Нужно как-то убить два с лишним часа времени. Курить я уже не могу. Сожженная химиотерапией слизистая сходит пластами, оставляя под собой кровоточащую, чудовищно чувствительную поверхность. Иногда я делаю маленький глоток теплой воды без газа и вкуса. В такую жару вода нагревается мгновенно. Сил на ходьбу уже почти нет, спасибо что еще могу водить машину. Вот! есть еще одно дело, практически рядом. Два поворота налево и квартал вдоль парка. Главное не отрубиться. Храм, где меня крестили. Подъезжаю прямо ко входу, спугнув нищих. Бомжеватого вида одноногий мужик с костылем бросается к машине выпрашивать мелочь, но увидев мою лысую изможденную рожу с ввалившимися глазами, отскакивает назад и мелко крестится. С трудом преодолев три ступеньки, вхожу в прохладный полумрак. Последний раз я был тут лет в тринадцать, собор тогда уже несколько лет стоял закрытым, с забитыми окнами и без крестов — хотели сделать из него планетарий, да бросили. В поисках кладов и приключений на задницу мы, отодрав пару досок залезли внутрь, но ничего, кроме голубей и строительного мусора не нашли, поотскребали отслаивающуюся позолоту с росписей, побегали по крыше да убрались восвояси…

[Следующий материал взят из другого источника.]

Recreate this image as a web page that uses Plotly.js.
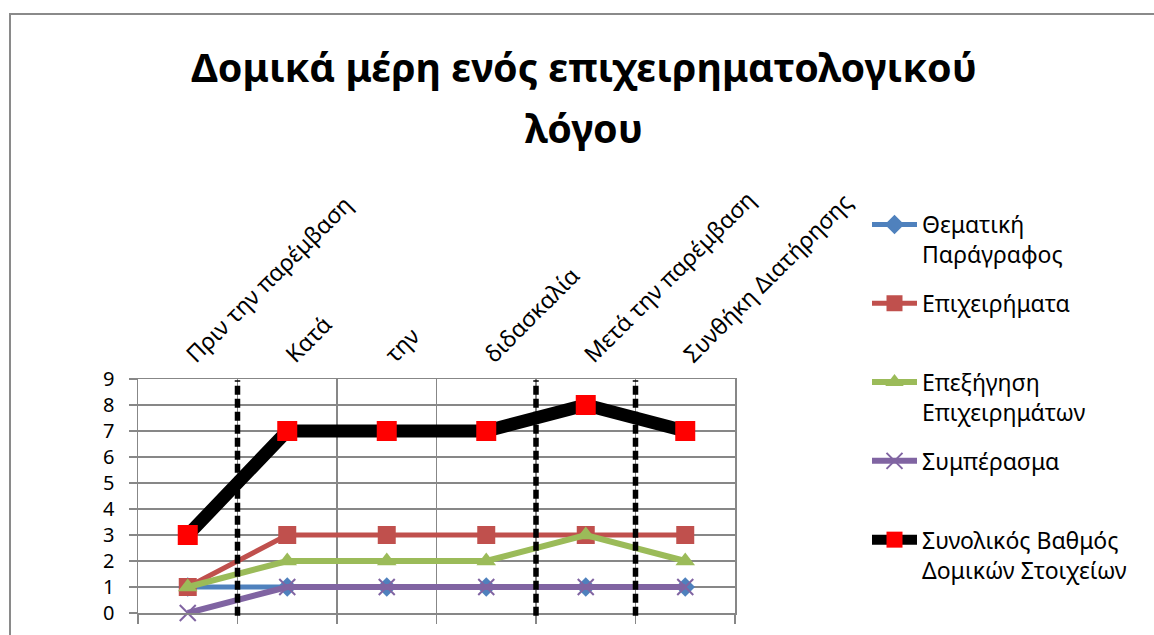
<!DOCTYPE html>
<html>
<head>
<meta charset="utf-8">
<script src="https://cdn.plot.ly/plotly-3.0.1.min.js"></script>
<style>
  html, body { margin: 0; padding: 0; overflow: hidden; background: #ffffff; }
  #chart { position: absolute; left: 0; top: 0; width: 1154px; height: 635px; }
  #frame { position: absolute; left: 9px; top: 13px; width: 1200px; height: 700px;
           border: 2px solid #8a8a8a; pointer-events: none; }
</style>
</head>
<body>
<div id="chart"></div>
<div id="frame"></div>
<script>
// ---- data ----
const categories = ["Πριν την παρέμβαση", "Κατά", "την", "διδασκαλία", "Μετά την παρέμβαση", "Συνθήκη Διατήρησης"];
const thematiki = [1, 1, 1, 1, 1, 1];
const epixeirimata = [1, 3, 3, 3, 3, 3];
const epexigisi = [1, 2, 2, 2, 3, 2];
const symperasma = [0, 1, 1, 1, 1, 1];
const synolikos = [3, 7, 7, 7, 8, 7];
const seriesNames = [
  "Θεματική<br>Παράγραφος",
  "Επιχειρήματα<br>\u00a0",
  "Επεξήγηση<br>Επιχειρημάτων",
  "Συμπέρασμα<br>\u00a0",
  "Συνολικός Βαθμός<br>Δομικών Στοιχείων"
];
const phaseBoundaries = [0.5, 3.5, 4.5];
const yTicks = [0, 1, 2, 3, 4, 5, 6, 7, 8, 9];

// ---- chart ----
const FONT = "Noto Sans, Open Sans, sans-serif";
const GRID = "#878787";

function tr(y, name, color, width, symbol, msize, mcolor, group) {
  return {
    type: "scatter", mode: "lines+markers",
    x: categories, y: y, name: name, legendgroup: group,
    line: { color: color, width: width },
    marker: { symbol: symbol, size: msize, color: mcolor,
              line: { width: symbol === "x-thin" ? 2 : 0, color: mcolor } },
    cliponaxis: false
  };
}

const data = [
  tr(thematiki, seriesNames[0], "#4F81BD", 5, "diamond", 15, "#4F81BD", "g1"),
  tr(epixeirimata, seriesNames[1], "#C0504D", 5, "square", 18, "#C0504D", "g2"),
  tr(epexigisi, seriesNames[2], "#9BBB59", 6, "triangle-up", 17, "#9BBB59", "g3"),
  tr(symperasma, seriesNames[3], "#8064A2", 6, "x-thin", 16, "#8064A2", "g4"),
  tr(synolikos, seriesNames[4], "#000000", 13, "square", 20, "#FF0000", "g5")
];

const shapes = phaseBoundaries.map(b => ({
  type: "line", xref: "x", yref: "paper",
  x0: b, x1: b, y0: -0.012, y1: 0.995,
  line: { color: "#000000", width: 5.5, dash: "9px,4px" },
  layer: "above"
}));

const layout = {
  width: 1154, height: 635,
  paper_bgcolor: "#ffffff", plot_bgcolor: "#ffffff",
  margin: { l: 138, r: 419, t: 379, b: 22, pad: 0 },
  font: { family: FONT, color: "#000000", size: 20 },
  title: {
    text: "Δομικά μέρη ενός επιχειρηματολογικού",
    font: { family: FONT, size: 39.5, weight: "bold", color: "#000000" },
    xref: "container", yref: "container",
    x: 584 / 1154, xanchor: "center",
    y: 1 - 68 / 635, yanchor: "middle"
  },
  annotations: [{
    text: "λόγου", showarrow: false,
    xref: "paper", yref: "paper",
    x: (584 - 138) / 597, y: (613 - 128) / 234,
    xanchor: "center", yanchor: "middle",
    font: { family: FONT, size: 39.5, weight: "bold", color: "#000000" }
  }],
  showlegend: true,
  legend: {
    xref: "container", yref: "container",
    x: 867 / 1154, xanchor: "left",
    y: 1 - 203 / 635, yanchor: "top",
    valign: "top",
    traceorder: "grouped",
    tracegroupgap: 16,
    itemwidth: 45,
    maxheight: 620,
    font: { family: FONT, size: 23, color: "#000000" },
    bgcolor: "rgba(0,0,0,0)", borderwidth: 0
  },
  xaxis: {
    type: "category", range: [-0.5, 5.5],
    categoryorder: "array", categoryarray: categories,
    tickson: "boundaries",
    showticklabels: false,
    ticks: "outside", ticklen: 9, tickwidth: 1.5, tickcolor: GRID,
    showgrid: true, gridcolor: GRID, gridwidth: 1.5,
    showline: true, linecolor: GRID, linewidth: 1.5, mirror: true,
    zeroline: false, fixedrange: true
  },
  xaxis2: {
    overlaying: "x", side: "top", anchor: "y",
    range: [-0.5, 5.5],
    tickmode: "array", tickvals: categories.map((c, i) => i), ticktext: categories,
    tickangle: -45, ticks: "", showgrid: false, zeroline: false, showline: false,
    tickfont: { family: FONT, size: 23, color: "#000000" },
    ticklabelstandoff: 6
  },
  yaxis: {
    range: [0, 9], tickmode: "array", tickvals: yTicks,
    ticks: "outside", ticklen: 8, tickwidth: 1.5, tickcolor: GRID,
    showgrid: true, gridcolor: GRID, gridwidth: 1.5,
    showline: true, linecolor: GRID, linewidth: 1.5, mirror: true,
    zeroline: false,
    tickfont: { family: FONT, size: 20, color: "#000000" },
    ticklabelstandoff: 10
  },
  shapes: shapes
};

// invisible helper trace so the top category-label axis is drawn
data.push({ type: "scatter", x: [0], y: [null], xaxis: "x2", yaxis: "y",
            showlegend: false, hoverinfo: "skip", mode: "markers" });

Plotly.newPlot("chart", data, layout, { displayModeBar: false, staticPlot: true });
</script>
</body>
</html>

— Исповедаться вам надо бы, мужчина — берет меня под локоть бабулька в платочке.
— Рано еще, мать — мягко отвожу я ее руку, поставь ка лучше свечку за упокой, а то не знаю куда — и протягиваю ей сотню. — А за кого ставить то скажи? — Да за всех ставь… Прости мать, не могу я тут… Медленно, страшно медленно иду к выходу. двадцать два шага, боже как далеко. Опять три ступеньки и два шага до машины. Уфф. Теперь отъехать в тенек, и часик отдыха. Не забыть поставить будильник на телефоне. Как хорошо, что пока нет болей. Будильник. 14:30, осталось полчаса. Чтож так херово то, так дело не пойдет. Нужно настроиться. Я ждал этого четыре года, не хватало еще упасть в обморок в последний момент как институтка. Четыре года меня сжигала ненависть, и похоже, что сожгла слишком рано. Врачи мне говорили, что кроме наследственности и канцерогенов причиной возникновения опухоли может быть и сильнейший стресс. Теперь то я понимаю, что не надо было соглашаться на химию. В моем случае результат все равно будет один. Не ожидал, что так резко потеряю силы.»Я знал что будет плохо, но не знал что так скоро». А вот хуй тебе Паша, не дождешься! Обратный отсчет уже запущен, главное все успеть и нигде не ошибиться. Завожу мотор и аккуратно, как в первый раз, трогаюсь. Сцепление, вторая… Рычаг как пудовая гиря. Левый поворот, никого навстречу, это хорошо. Терпеть, не хватало еще обблеваться. Светофор — зеленый, повезло, опять налево, вот здесь и станем, между акцентом и фольксом-транспортером. Отсюда до главного входа шагов тридцать. Догнать я его в моем теперешнем состоянии не смогу, нужно выходить навстречу. Войти заранее, позасирать мозги охраннику в вестибюле проблемами чернобыльского героя-ликвидатора, снедаемого опухолью головного мозга, главное – увидеть, как подъедет машина, и успеть выйти. Граната уже в клумбе, два шага от входа. Охранник, отставник лет пятидесяти, меня не узнал. Лопух. Вон ведь фотка из личного дела приколота. Ждут. Ждут крепкого, под два метра тридцатипятилетнего мужчину, без особых примет, освобожденного из мест три месяца назад. Думали, он рванет сюда сразу, чтобы как в тот раз душить эту тварь голыми руками. А тут шепелявит облезлым языком неопределенного возраста желтая и лысая как залупа развалина, одной ногой уже прочно стоящая в могиле.